- [What needs to be done]
Below, locate the line that contains "Rebuild this chart". Repeat exactly from that line to the line that contains "const yTicks = [400, 700, 50];", inclusive, leaving out the pictures.

- [Records]
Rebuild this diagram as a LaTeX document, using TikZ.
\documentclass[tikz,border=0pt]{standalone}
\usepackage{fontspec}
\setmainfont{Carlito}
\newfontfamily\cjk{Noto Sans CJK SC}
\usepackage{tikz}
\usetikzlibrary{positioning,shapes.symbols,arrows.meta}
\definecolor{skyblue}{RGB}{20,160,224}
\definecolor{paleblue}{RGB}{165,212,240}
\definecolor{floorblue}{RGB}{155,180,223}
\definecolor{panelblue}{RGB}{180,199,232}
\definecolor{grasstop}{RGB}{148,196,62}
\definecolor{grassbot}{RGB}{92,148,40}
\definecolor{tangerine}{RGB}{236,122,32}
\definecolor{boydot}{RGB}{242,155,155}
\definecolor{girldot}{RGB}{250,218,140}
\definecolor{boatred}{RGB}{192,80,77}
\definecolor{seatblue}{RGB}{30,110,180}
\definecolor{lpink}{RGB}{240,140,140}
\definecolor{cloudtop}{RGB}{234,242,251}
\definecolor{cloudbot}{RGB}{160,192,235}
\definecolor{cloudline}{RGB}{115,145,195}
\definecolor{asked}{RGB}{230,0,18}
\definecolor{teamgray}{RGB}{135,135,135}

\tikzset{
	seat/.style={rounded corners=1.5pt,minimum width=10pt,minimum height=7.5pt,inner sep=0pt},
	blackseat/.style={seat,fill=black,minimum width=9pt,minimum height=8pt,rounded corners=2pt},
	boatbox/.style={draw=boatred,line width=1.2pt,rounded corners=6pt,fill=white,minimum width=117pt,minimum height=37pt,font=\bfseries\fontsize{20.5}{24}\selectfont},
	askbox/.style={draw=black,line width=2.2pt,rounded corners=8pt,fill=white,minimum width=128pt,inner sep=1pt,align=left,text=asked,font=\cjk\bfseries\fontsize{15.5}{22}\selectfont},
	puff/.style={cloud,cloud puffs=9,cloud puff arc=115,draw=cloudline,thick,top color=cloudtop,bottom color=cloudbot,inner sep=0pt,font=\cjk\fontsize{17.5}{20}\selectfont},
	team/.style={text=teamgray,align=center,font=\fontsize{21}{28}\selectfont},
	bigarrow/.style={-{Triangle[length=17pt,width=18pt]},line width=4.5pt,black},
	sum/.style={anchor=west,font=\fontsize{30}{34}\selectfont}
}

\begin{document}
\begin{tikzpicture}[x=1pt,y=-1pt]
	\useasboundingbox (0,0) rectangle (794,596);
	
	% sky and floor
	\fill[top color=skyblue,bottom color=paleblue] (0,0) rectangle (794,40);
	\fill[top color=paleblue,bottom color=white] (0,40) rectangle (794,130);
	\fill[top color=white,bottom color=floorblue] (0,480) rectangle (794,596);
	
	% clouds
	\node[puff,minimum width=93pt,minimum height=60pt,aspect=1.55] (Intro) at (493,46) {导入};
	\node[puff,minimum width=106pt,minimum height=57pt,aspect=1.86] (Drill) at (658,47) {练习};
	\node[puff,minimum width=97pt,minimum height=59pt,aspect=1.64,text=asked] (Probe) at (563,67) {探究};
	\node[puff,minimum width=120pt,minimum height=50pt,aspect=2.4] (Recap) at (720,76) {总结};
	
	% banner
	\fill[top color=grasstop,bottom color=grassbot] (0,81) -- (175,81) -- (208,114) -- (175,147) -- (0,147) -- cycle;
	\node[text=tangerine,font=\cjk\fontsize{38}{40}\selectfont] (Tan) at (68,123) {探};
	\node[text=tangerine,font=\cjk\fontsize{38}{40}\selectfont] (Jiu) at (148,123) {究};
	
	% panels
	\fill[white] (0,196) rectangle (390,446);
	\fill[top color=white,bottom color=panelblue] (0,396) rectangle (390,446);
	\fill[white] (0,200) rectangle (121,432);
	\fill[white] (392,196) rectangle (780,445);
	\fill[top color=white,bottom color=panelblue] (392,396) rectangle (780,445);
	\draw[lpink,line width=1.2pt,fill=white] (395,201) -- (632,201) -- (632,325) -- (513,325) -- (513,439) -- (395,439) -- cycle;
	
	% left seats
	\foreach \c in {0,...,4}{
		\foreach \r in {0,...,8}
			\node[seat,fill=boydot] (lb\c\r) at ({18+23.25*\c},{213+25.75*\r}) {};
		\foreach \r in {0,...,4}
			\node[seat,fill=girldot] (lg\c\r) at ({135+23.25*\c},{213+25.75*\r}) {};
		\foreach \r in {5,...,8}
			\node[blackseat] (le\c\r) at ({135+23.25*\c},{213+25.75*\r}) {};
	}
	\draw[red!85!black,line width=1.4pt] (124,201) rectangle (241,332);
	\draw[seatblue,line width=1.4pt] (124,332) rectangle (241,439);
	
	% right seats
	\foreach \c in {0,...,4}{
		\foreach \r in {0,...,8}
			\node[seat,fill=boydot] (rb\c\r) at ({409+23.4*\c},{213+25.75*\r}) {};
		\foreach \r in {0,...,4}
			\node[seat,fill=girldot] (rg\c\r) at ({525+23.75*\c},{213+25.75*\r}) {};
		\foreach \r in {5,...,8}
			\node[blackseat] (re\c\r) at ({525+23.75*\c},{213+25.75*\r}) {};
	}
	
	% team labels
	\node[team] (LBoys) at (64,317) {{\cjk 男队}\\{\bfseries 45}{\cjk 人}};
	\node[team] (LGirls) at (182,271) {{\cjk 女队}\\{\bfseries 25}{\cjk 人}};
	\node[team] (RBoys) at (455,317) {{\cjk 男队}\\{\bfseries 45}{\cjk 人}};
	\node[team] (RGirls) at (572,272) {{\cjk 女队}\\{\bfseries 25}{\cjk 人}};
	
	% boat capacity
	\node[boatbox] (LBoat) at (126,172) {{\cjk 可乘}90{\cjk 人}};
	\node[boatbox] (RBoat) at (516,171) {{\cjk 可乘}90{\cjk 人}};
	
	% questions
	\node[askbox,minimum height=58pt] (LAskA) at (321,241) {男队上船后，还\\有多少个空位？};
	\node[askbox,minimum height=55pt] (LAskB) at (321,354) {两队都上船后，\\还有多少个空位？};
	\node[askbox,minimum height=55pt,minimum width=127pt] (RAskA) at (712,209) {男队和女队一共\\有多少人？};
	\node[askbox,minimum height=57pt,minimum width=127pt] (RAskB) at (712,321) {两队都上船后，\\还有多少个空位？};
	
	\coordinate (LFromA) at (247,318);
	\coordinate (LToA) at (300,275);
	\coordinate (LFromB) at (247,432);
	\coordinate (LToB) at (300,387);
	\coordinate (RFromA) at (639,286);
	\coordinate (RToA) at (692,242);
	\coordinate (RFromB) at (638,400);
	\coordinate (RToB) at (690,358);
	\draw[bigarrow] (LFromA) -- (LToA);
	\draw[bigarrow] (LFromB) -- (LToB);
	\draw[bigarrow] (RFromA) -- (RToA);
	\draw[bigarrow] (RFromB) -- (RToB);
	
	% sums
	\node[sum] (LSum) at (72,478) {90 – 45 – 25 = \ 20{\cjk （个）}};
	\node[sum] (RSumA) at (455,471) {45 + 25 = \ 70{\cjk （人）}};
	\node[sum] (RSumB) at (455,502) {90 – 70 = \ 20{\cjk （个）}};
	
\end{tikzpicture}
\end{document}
...
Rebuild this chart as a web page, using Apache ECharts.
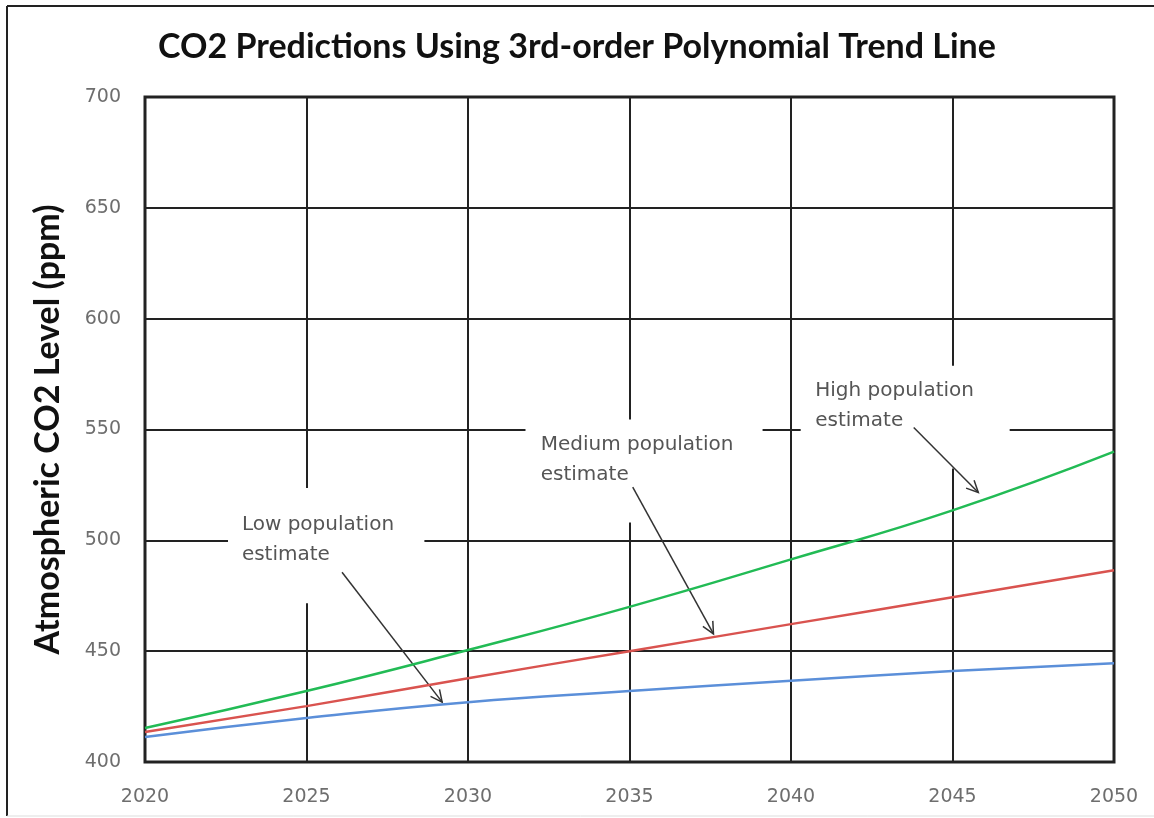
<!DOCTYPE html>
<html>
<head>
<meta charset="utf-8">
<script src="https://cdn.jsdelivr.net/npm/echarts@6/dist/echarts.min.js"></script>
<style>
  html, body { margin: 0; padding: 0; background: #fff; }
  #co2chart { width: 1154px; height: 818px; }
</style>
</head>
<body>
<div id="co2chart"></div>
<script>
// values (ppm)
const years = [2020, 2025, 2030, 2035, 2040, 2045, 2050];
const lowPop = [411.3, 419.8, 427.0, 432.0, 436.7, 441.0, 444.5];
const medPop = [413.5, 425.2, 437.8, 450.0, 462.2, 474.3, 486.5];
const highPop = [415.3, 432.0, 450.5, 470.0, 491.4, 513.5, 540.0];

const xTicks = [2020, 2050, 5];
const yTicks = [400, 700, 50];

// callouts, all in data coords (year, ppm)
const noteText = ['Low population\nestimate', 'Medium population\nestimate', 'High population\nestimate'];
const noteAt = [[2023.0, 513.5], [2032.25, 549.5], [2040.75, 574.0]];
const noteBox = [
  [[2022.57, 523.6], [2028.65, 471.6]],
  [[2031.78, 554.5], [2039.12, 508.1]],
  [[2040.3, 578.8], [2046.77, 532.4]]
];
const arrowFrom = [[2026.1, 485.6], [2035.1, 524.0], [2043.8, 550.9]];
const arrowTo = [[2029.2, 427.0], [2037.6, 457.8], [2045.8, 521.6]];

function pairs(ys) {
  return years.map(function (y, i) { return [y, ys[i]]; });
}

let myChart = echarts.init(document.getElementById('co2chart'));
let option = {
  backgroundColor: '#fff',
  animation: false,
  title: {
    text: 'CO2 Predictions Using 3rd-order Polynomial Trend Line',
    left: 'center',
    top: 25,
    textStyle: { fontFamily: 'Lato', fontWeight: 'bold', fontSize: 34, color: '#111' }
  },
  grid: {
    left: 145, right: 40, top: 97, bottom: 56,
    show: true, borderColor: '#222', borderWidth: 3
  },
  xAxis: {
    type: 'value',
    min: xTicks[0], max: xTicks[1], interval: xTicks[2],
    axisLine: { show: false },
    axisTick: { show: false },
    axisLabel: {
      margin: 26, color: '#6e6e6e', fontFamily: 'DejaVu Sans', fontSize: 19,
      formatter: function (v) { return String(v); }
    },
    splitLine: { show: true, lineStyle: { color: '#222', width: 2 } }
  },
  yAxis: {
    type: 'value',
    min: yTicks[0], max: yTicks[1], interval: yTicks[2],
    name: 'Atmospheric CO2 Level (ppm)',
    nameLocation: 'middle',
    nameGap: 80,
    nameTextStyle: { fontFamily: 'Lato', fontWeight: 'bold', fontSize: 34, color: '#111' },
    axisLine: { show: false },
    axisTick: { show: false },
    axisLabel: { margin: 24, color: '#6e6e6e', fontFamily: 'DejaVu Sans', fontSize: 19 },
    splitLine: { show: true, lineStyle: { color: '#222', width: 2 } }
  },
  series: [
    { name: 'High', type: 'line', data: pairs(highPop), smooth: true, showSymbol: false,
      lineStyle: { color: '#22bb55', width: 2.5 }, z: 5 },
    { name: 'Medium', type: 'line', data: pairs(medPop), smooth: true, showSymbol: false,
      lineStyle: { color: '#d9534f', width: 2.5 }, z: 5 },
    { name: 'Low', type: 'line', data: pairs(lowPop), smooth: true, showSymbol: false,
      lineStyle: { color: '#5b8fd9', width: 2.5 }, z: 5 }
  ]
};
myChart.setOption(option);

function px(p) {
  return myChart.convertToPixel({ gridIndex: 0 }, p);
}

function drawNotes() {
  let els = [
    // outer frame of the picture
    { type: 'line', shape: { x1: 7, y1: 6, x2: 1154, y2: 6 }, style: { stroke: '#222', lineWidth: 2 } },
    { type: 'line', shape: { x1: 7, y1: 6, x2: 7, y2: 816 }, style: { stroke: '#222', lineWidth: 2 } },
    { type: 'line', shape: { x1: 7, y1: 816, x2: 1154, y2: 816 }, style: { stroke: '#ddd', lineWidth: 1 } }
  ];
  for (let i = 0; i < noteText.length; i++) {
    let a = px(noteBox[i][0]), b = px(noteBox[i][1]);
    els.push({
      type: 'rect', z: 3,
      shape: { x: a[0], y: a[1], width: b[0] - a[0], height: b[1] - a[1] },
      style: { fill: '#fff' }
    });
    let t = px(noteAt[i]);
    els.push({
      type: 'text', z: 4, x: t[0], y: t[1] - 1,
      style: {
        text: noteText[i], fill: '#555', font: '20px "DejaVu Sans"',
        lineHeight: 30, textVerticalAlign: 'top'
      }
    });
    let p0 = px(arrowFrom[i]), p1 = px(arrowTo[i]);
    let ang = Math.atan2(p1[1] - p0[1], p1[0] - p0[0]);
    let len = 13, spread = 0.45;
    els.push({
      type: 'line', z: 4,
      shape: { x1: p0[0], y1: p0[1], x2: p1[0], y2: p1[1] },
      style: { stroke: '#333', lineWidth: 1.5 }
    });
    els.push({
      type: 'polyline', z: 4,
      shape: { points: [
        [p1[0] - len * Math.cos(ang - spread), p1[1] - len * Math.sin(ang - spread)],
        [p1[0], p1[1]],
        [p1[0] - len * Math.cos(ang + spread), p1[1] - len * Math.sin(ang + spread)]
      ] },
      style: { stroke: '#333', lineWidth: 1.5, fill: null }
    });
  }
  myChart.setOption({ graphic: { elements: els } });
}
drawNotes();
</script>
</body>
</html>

- [Reply to the exercise]
Rebuild this chart as a web page, using Apache ECharts.
<!DOCTYPE html>
<html>
<head>
<meta charset="utf-8">
<script src="https://cdn.jsdelivr.net/npm/echarts@6/dist/echarts.min.js"></script>
<style>
  html, body { margin: 0; padding: 0; background: #fff; }
  #co2chart { width: 1154px; height: 818px; }
</style>
</head>
<body>
<div id="co2chart"></div>
<script>
// values (ppm)
const years = [2020, 2025, 2030, 2035, 2040, 2045, 2050];
const lowPop = [411.3, 419.8, 427.0, 432.0, 436.7, 441.0, 444.5];
const medPop = [413.5, 425.2, 437.8, 450.0, 462.2, 474.3, 486.5];
const highPop = [415.3, 432.0, 450.5, 470.0, 491.4, 513.5, 540.0];

const xTicks = [2020, 2050, 5];
const yTicks = [400, 700, 50];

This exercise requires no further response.